Records with drawing code:
○ ○ ○ ○

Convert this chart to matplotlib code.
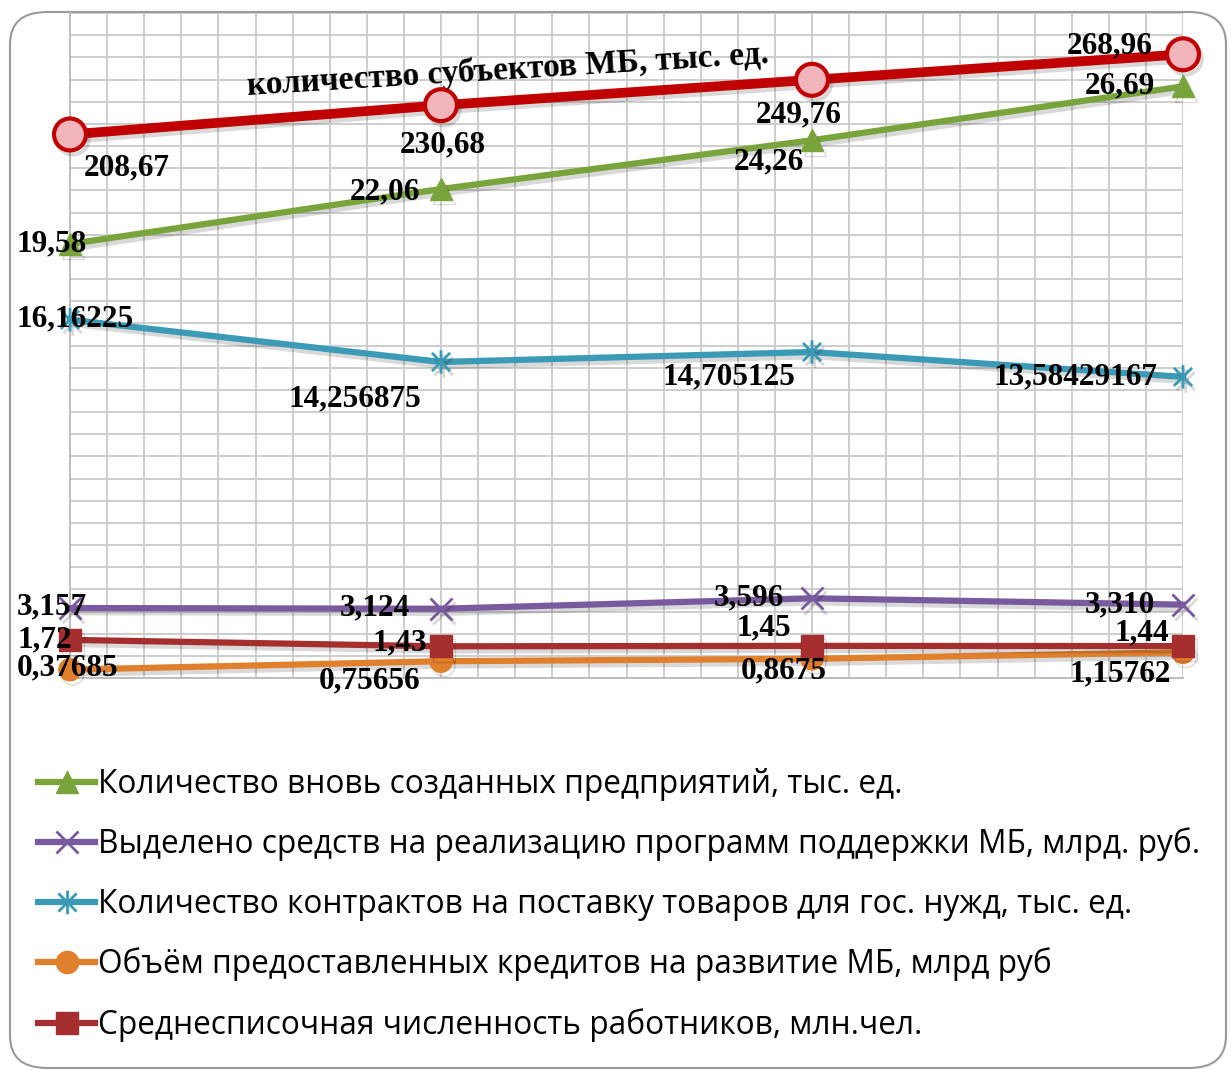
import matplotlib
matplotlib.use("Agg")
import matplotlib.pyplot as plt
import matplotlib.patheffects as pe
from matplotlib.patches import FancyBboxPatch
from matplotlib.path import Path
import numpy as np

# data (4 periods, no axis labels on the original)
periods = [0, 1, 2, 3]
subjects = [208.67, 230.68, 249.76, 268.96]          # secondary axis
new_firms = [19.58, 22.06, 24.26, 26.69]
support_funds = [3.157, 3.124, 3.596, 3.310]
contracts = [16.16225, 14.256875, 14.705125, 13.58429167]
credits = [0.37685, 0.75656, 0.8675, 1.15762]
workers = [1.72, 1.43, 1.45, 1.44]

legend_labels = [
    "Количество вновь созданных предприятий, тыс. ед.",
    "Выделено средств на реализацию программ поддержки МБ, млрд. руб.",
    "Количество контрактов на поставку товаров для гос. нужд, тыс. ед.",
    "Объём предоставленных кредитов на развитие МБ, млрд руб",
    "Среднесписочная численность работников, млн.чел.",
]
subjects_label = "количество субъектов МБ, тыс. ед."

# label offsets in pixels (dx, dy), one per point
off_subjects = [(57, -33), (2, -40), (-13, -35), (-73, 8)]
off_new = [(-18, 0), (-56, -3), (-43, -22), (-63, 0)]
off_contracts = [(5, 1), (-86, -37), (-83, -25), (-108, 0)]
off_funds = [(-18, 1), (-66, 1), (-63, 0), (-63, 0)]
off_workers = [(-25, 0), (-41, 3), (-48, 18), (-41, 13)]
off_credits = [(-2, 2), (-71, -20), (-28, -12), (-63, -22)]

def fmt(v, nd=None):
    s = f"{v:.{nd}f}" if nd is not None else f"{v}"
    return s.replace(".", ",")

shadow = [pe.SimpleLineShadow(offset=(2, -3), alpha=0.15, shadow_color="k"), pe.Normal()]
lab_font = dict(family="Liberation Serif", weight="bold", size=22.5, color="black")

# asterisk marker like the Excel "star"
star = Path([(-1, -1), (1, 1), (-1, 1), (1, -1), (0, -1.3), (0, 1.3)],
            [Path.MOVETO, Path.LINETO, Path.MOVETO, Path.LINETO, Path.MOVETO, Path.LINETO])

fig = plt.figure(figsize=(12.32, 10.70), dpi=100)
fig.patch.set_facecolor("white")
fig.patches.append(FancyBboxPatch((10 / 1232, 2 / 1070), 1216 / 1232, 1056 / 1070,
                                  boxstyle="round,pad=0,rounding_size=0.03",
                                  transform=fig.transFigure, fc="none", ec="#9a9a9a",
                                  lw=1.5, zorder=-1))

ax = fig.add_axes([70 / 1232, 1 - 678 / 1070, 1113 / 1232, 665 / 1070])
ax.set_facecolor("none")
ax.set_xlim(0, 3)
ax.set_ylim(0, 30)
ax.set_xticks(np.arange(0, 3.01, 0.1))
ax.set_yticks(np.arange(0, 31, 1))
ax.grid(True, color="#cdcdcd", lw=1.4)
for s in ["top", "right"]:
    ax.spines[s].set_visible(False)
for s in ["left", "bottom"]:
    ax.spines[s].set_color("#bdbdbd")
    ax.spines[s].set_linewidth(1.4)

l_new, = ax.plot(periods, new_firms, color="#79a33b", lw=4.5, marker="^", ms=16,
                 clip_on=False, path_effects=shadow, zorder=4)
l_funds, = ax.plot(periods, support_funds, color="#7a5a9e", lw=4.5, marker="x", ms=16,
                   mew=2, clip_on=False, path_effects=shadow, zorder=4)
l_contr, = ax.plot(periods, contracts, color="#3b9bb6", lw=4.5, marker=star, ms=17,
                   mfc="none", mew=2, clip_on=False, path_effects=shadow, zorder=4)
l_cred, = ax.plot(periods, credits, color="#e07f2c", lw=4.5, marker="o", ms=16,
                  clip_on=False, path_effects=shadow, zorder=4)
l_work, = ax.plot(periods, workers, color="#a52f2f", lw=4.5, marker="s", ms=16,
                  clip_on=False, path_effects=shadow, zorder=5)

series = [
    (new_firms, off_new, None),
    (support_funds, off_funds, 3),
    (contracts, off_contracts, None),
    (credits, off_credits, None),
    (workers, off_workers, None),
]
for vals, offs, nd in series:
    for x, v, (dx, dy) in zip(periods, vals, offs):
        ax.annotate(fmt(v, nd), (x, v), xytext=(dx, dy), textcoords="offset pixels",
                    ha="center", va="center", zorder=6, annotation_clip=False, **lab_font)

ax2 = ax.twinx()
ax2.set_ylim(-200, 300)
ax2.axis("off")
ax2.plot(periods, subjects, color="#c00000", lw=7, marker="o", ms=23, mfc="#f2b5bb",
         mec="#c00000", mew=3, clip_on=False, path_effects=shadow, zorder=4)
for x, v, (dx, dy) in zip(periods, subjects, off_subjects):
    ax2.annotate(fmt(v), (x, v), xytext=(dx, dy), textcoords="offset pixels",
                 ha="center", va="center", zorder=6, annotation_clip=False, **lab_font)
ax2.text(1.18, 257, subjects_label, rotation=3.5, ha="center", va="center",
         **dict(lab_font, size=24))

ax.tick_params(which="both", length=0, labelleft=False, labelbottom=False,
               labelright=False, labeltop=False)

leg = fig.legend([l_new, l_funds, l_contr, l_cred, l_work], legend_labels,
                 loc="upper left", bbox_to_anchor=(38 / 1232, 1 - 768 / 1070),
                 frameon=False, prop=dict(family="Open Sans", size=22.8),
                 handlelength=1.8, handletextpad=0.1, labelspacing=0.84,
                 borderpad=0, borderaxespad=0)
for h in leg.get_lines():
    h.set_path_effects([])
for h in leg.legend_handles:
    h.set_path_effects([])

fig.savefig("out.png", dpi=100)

○ ○ ○ ○

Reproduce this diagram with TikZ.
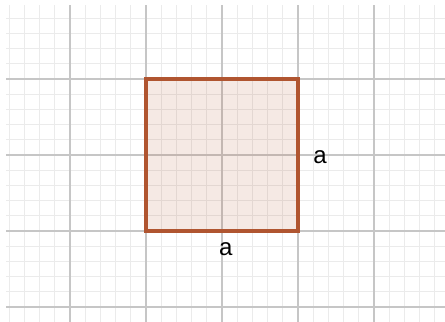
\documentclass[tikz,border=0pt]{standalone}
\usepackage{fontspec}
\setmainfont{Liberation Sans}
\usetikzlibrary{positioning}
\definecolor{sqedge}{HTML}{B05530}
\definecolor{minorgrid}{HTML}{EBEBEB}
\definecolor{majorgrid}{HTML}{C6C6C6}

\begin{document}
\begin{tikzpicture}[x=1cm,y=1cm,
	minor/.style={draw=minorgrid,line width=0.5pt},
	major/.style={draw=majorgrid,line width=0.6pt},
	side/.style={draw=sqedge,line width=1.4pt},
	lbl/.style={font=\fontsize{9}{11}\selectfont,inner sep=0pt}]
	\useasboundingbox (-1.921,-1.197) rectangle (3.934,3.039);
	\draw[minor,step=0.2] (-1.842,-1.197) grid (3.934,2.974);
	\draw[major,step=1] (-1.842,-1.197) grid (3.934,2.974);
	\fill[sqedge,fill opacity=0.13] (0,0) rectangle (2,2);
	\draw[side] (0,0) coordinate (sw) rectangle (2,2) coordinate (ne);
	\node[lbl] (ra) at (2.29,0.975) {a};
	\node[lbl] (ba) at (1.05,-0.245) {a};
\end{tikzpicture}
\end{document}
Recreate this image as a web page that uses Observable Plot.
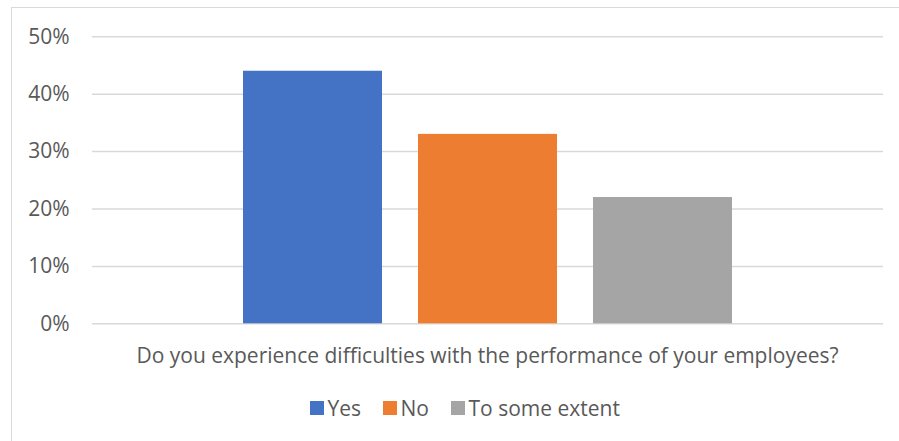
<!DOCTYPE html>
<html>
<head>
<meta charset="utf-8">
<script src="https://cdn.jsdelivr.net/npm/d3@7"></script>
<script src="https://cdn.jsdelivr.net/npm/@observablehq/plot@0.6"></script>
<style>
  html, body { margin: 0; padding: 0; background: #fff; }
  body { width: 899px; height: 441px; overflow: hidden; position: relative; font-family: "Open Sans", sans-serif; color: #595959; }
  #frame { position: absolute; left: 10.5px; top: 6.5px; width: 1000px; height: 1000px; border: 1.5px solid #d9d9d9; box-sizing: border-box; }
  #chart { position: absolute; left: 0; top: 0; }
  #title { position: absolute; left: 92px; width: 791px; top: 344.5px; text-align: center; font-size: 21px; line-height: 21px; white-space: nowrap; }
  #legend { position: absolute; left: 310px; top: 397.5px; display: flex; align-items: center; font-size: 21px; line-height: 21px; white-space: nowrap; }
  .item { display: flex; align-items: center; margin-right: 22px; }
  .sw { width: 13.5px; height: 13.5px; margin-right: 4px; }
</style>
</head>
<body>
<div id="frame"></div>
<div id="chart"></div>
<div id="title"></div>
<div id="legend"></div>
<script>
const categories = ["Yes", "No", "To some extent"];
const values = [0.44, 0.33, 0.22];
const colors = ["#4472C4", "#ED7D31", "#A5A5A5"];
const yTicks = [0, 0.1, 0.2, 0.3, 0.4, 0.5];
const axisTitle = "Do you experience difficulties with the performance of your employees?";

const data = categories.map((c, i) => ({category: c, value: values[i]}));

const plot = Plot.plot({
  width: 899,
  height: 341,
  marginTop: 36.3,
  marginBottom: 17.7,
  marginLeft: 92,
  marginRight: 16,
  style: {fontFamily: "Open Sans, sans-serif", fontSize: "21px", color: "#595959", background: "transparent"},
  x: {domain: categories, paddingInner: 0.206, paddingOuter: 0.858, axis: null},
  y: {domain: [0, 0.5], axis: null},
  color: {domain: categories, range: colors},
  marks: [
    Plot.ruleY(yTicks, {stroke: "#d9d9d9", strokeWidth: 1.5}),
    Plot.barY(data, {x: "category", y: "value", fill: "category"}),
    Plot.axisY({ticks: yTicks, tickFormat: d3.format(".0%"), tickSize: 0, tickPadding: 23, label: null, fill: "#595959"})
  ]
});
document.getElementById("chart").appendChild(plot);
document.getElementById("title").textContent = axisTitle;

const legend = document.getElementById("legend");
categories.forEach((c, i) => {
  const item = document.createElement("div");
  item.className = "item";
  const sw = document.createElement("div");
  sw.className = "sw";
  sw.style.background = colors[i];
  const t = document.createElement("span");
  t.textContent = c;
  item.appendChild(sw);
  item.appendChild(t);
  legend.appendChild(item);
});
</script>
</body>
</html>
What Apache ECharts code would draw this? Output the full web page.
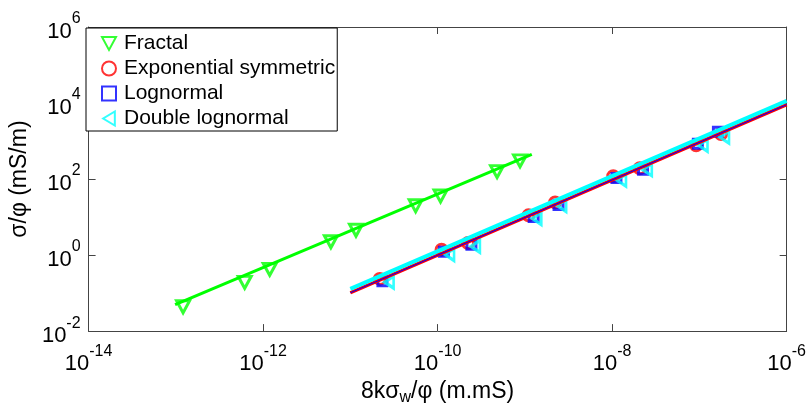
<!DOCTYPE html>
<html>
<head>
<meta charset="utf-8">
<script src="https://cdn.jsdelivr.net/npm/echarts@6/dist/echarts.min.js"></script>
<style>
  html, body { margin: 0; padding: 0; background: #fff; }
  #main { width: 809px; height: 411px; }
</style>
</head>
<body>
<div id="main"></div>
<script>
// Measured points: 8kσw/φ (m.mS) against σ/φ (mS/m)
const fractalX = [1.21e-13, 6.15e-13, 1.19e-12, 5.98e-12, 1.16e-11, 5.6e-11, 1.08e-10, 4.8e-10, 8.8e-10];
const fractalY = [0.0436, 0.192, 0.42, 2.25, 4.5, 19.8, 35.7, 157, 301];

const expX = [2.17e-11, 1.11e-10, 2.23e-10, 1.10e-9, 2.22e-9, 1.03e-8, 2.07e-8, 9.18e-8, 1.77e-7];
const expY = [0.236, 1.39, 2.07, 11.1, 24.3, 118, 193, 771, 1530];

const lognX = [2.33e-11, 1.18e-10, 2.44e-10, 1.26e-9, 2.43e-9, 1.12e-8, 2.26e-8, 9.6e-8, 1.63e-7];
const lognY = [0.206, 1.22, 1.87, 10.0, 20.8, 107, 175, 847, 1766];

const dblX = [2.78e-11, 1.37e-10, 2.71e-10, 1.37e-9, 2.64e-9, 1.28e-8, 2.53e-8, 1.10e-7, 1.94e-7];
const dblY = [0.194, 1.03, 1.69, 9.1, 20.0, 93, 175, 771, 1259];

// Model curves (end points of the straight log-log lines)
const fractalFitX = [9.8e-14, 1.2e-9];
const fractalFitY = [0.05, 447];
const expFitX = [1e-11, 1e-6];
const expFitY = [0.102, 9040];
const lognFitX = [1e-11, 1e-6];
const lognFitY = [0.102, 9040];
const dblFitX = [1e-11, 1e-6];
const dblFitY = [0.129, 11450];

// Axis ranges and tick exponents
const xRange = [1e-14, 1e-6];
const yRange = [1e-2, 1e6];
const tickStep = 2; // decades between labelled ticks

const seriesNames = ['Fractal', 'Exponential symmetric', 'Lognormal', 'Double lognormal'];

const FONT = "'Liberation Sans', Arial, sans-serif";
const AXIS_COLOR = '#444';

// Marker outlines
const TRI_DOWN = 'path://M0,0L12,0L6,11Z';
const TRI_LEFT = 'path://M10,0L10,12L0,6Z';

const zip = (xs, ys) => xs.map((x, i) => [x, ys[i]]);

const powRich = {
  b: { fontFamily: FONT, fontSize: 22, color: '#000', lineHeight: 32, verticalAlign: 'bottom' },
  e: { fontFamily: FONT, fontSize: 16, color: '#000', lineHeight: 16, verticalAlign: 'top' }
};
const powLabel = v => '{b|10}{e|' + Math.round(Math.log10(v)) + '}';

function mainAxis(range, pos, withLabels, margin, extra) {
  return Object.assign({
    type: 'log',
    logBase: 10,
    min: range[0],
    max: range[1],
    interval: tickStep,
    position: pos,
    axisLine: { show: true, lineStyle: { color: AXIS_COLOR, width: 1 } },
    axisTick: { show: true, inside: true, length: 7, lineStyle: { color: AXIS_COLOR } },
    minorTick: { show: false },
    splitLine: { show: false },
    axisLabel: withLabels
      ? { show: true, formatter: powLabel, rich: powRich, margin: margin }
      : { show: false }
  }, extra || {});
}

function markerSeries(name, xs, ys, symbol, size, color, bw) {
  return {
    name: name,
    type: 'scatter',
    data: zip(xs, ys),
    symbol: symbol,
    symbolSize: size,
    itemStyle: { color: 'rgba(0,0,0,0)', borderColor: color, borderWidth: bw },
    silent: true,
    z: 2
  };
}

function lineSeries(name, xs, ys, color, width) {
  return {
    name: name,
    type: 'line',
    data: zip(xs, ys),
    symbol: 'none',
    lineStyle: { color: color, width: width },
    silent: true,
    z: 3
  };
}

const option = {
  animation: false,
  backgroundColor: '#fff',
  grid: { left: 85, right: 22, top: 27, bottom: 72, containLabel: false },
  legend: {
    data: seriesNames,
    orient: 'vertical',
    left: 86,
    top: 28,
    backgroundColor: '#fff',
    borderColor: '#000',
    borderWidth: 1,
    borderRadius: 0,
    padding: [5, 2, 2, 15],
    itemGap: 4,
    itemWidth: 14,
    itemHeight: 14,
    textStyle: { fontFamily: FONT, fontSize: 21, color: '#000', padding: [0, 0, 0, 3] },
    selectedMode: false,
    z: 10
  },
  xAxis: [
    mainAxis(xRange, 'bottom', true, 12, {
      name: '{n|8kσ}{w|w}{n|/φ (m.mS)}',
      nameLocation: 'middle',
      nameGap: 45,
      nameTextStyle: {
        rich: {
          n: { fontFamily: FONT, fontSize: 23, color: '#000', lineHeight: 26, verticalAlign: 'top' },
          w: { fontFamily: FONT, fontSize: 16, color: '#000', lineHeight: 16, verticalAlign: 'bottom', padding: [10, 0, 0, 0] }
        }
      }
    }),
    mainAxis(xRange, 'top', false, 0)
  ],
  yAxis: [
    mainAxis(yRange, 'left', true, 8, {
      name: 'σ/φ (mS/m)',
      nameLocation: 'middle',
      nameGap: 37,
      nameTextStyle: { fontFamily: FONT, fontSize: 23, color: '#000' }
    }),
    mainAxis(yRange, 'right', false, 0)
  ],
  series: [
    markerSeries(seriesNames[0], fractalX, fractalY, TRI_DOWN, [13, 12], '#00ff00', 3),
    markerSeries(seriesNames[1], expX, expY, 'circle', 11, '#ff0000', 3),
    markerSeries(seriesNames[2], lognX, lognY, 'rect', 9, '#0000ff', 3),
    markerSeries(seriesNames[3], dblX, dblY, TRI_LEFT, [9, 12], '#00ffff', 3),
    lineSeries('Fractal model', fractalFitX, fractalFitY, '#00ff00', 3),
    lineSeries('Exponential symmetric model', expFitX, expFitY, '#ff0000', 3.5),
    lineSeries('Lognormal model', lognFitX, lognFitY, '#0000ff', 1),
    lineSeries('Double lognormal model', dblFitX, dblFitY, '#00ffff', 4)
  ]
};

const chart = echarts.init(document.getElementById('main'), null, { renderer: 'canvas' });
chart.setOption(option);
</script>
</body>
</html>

○ ○ ○ ○

=== Exercise directions ===
Find the string "this" in the records, then copy each line where it occurs.

=== Answer ===
Convert this chart to matplotlib code.
Reproduce this diagram with TikZ.
Recreate this image as a web page that uses Observable Plot.
What Apache ECharts code would draw this? Output the full web page.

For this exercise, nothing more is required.